The company’s shares fell more than 2% in European trading Friday.
Earnings before interest and taxes (EBIT) reached 212 million euros ($230.4 million), coming in just below analysts’ expectations of 214 million euros, according to LSEG data.
EBIT margin for the year stood at 16.6%, up 20 basis points year-over-year. This marks another record-high profitability in the company’s history.
UBS analysts said this points to a “modest yet steady improvement in the underlying operating leverage of the business, which was partially offset by ample investments for the long-term given the unchanged "Humanistic Capitalism" philosophy of Mr. Cucinelli.”
The company highlighted a "very interesting" sell-out of its Spring-Summer 2025 collection, while noting that order intake for the upcoming Fall-Winter season showed "particularly positive results."
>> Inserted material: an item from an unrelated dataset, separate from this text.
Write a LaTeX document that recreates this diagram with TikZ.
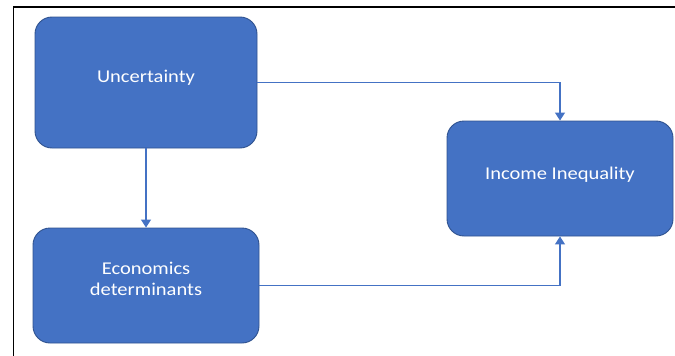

Despite a broader slowdown in the luxury sector, Cucinelli maintained strong momentum, with full-year revenues—previously disclosed in January—rising 12.4% at constant exchange rates. The company attributed this resilience to its positioning in the high-end segment.
Looking ahead, Cucinelli plans to increase investments aimed at expanding production facilities, raising capital expenditures to 9% of turnover for the 2024-2026 period, up from 7% in 2023. The goal is to double manufacturing capacity by 2033.
“We consider BC having a more resilient earnings momentum profile vs. peers, which underpins the valuation premium vs. the sector in the current gloomy backdrop,” UBS analysts continued, reiterating a Buy rating on the stock.